Friday, January 20, 2006

100 bottles of beer on the wall

Oh how I wish that was the song that was in my head because there were 100 bottles of beer on my wall-or at least in my fridge. Instead, I have that same tune in my head but instead of singing '100 bottles of beer on the wall' I am singing '100 piles of puke on the floor.'

I am about ready to fly to Japan, start a new life SANS cats.

I know no one cares (and it is entirely disgusting) but I am just going so completely crazy with all of this that if I don't vent somewhere the Japan life could become reality in about 3 seconds. So, newest development.

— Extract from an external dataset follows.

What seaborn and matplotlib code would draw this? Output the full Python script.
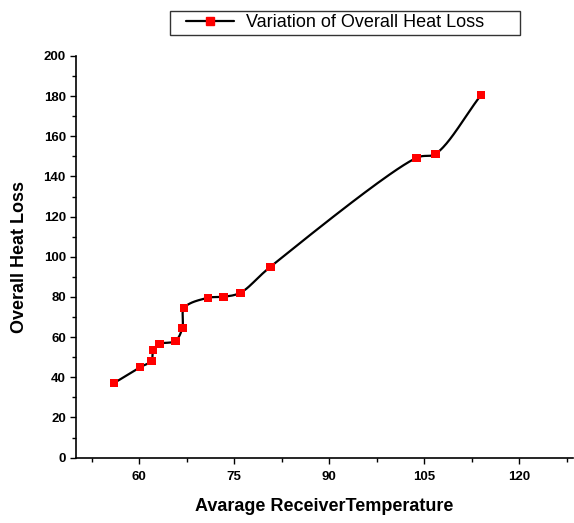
import numpy as np
import matplotlib
matplotlib.use("Agg")
import matplotlib.pyplot as plt
import seaborn as sns
from matplotlib.lines import Line2D
from matplotlib.legend_handler import HandlerLine2D
from matplotlib.ticker import MultipleLocator

temperature = [56.05, 60.16, 61.9, 62.2, 63.2, 65.7, 66.8, 67.1, 70.9, 73.3, 75.96, 80.7, 103.8, 106.8, 114.0]
heat_loss = [37.2, 45.1, 48.1, 53.6, 56.6, 58.1, 64.6, 74.6, 79.6, 80.1, 82.1, 95.0, 149.3, 151.3, 180.7]
x_ticks = [60, 75, 90, 105, 120]
y_ticks = [0, 20, 40, 60, 80, 100, 120, 140, 160, 180, 200]
series_label = "Variation of Overall Heat Loss"

sns.set_style("ticks")
plt.rcParams['font.family'] = ['Liberation Sans', 'DejaVu Sans']
plt.rcParams.update({'text.color': 'black', 'axes.labelcolor': 'black',
                     'xtick.color': 'black', 'ytick.color': 'black',
                     'axes.edgecolor': 'black'})

fig = plt.figure(figsize=(5.74, 5.23), dpi=100)
ax = fig.add_axes([76 / 574, 65.4 / 523, 497 / 574, 401.6 / 523])
ax.set_xlim(50, 128.5)
ax.set_ylim(0, 200)


def catmull_rom(pts, n=40, alpha=0.5):
    pts = np.asarray(pts, dtype=float)
    ext = np.vstack([2 * pts[0] - pts[1], pts, 2 * pts[-1] - pts[-2]])
    out = []
    for i in range(1, len(ext) - 2):
        p0, p1, p2, p3 = ext[i - 1], ext[i], ext[i + 1], ext[i + 2]
        t0 = 0.0
        t1 = t0 + np.linalg.norm(p1 - p0) ** alpha + 1e-9
        t2 = t1 + np.linalg.norm(p2 - p1) ** alpha + 1e-9
        t3 = t2 + np.linalg.norm(p3 - p2) ** alpha + 1e-9
        t = np.linspace(t1, t2, n)[:, None]
        a1 = (t1 - t) / (t1 - t0) * p0 + (t - t0) / (t1 - t0) * p1
        a2 = (t2 - t) / (t2 - t1) * p1 + (t - t1) / (t2 - t1) * p2
        a3 = (t3 - t) / (t3 - t2) * p2 + (t - t2) / (t3 - t2) * p3
        b1 = (t2 - t) / (t2 - t0) * a1 + (t - t0) / (t2 - t0) * a2
        b2 = (t3 - t) / (t3 - t1) * a2 + (t - t1) / (t3 - t1) * a3
        c = (t2 - t) / (t2 - t1) * b1 + (t - t1) / (t2 - t1) * b2
        out.append(c)
    return np.vstack(out)


disp = ax.transData.transform(np.column_stack([temperature, heat_loss]))
curve = ax.transData.inverted().transform(catmull_rom(disp))
ax.plot(curve[:, 0], curve[:, 1], color='black', lw=1.6, zorder=2)

sns.scatterplot(x=temperature, y=heat_loss, marker='s', color='#ff0000',
                s=36, edgecolor='none', ax=ax, zorder=3)

ax.set_xticks(x_ticks)
ax.set_yticks(y_ticks)
ax.xaxis.set_minor_locator(MultipleLocator(7.5))
ax.yaxis.set_minor_locator(MultipleLocator(10))
ax.tick_params(axis='both', which='major', direction='out', length=4.3, width=1,
               labelsize=9.5, color='black', labelcolor='black', pad=3)
ax.tick_params(axis='both', which='minor', direction='out', length=2.6, width=1, color='black')
ax.tick_params(axis='x', which='major', pad=5.3)
for lbl in ax.get_xticklabels() + ax.get_yticklabels():
    lbl.set_fontweight('bold')

sns.despine(ax=ax)
for s in ['left', 'bottom']:
    ax.spines[s].set_linewidth(1.2)
    ax.spines[s].set_color('black')

ax.set_xlabel("Avarage ReceiverTemperature", fontsize=13, fontweight='bold',
              labelpad=11, color='black')
ax.set_ylabel("Overall Heat Loss", fontsize=13, fontweight='bold', labelpad=11,
              color='black')

handle = Line2D([0], [0], color='black', lw=1.6, marker='s', markersize=6,
                markerfacecolor='#ff0000', markeredgecolor='#ff0000')
leg = fig.legend([handle], [series_label], loc='lower left',
                 bbox_to_anchor=(170 / 574, 1 - 35 / 523, 350 / 574, 26 / 523),
                 mode='expand', fontsize=13,
                 frameon=True, fancybox=False, edgecolor='black',
                 borderpad=0.2, handlelength=3.33, handletextpad=0.67,
                 borderaxespad=0,
                 handler_map={Line2D: HandlerLine2D(xpad=0.67)})
leg.get_frame().set_linewidth(1.0)
for t in leg.get_texts():
    t.set_color('black')

fig.savefig("out.png", dpi=100)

Like I said, last night I picked up 8 piles of puke, which brought the overall total to 26. SSCCREEAAAMM. And when I posted, I said that Emerson was going through the 'puke motions.' And Berkeley was in position. Emerson's never came out. I went and found her with her head tilted back, eating it back in. I then had to go sit in the bathroom for five minutes from the pure grossness of that and will myself not to just walk out and forget about puke forever. Then I had to forcefully shove my fingers down both cats throats to give them medicine to STOP THIS MADNESS. Do you know how gross and degrading it is to your whole being to put your fingers down a mouth that licks an ass on a multiple times daily basis? This morning I get up and find: a) Three more piles of puke from Berkeley b) two yellow piles of something from Emerson...my question is, is it puke or piss? I don't know. That is to be determined. c) wads and clumps of hair from Emerson. Massive.

Being the neglectful person I am, I barely fed either of them anything this morning because I am so damn sick and tired of being the pooper and puker scooper. Why should I feed them if I am just going to have to pick up the regurgitated mess that has greeted every part of my floor?! So, instead I gave them a tiny bit of food and 3 hairball treats. I am such a freakin loser. All I've done this week is pick up puke and go to the vet. Do you now see why I don't want to be a parent? I have no desire to do anything worthwhile after I've picked up crap all night. So I don't. People ask what I've done the night before and I say, "Oh just picked up puke and then sat on my ass thinking about how disgusting that just was. Then go to sleep and dream about cats barfing on my head." Such a life, such a life.

I can't wait to see how many piles I get to add to my total when I get home tonight. I really think there is a good chance I could make it to 100. And then I really WILL need to have 100 bottles of beer. All. to. myself. And in Japan.